GAGASAN
Menyoal Nilai-nilai HAM dalam KUHP Baru
Oleh: Olivia Nur Fadilah , Mahasiswa Fakultas Hukum Universitas Pancasakti Tegal
Kitab Undang-Undang Hukum Pidana (KUHP) warisan kolonial Belanda terjemahan dari Wetbook Van Strafrecht (WvS) dirasa tidak relevan lagi dengan kondisi, keadaan, dan kebutuhan hukum pidana di Indonesia. Terhitung dari berlakunya KUHP/WvS peninggalan Belanda di Indonesia tahun 1918, hingga saat ini sudah 104 tahun lamanya. Dirancanglah penyusunan pembaharuan hukum pidana yang sudah dilakukan sejak 1963, dan baru disahkan tahun 2022 menjadi Undang-undang Republik Indonesia Nomor 1 Tahun 2023 tentang Kitab Undang-undang Hukum Pidana, yang dalam ketentuan umum dapat disebut KUHP.
Disahkannya KUHP baru pada Tanggal 6 Desember 2022, tentu merupakan suatu momen bersejarah dalam perjalanan hukum pidana di Indonesia. Masyarakat Indonesia patut berbangga karena telah memiliki KUHP produk sendiri, bukan buatan negara lain. Meskipun dalam penyusunan RUU KUHP disertai lika-liku, terjadi pro kontra, bahkan penolakan sehingga berulangkali batal untuk disahkan.
Ada suatu harapan besar, bahwa KUHP baru tentunya sangat reformatif, progresif, dan juga responsif dengan situasi di Indonesia. Meskipun harus diakui, pro kontra, bahkan kritik di sana sini masih terus terjadi. Ada pasal-pasal tertentu yang masih dikritisi oleh masayarakat.

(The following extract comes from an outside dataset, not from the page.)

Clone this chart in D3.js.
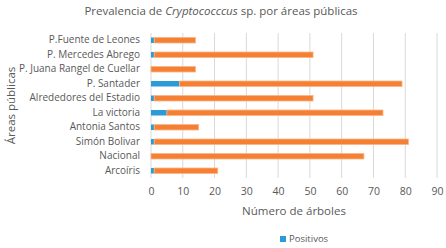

Bahkan Perserikatan Bangsa-Bangsa (PBB) menyatakan keprihatinannya atas pengesahan sejumlah pasal dalam KUHP. Layangan surat juga terkirim untuk pemerintah Indonesia yang menyatakan keprihatinannya sebelum KUHP disahkan. PBB tidak menyebut secara detail pasal per pasal, tetapi mengaku khawatir dengan beberapa pasal dalam KUHP yang bertentangan dengan kewajiban hukum internasional sehubungan dengan prinsip dasar hak asasi manusia. Hal sebenarnya sangat disayangkan, karena PBB telah ikut intervensi hak Indonesia sebagai bangsa yang sudah merdeka untuk memiliki produk hukum sendiri.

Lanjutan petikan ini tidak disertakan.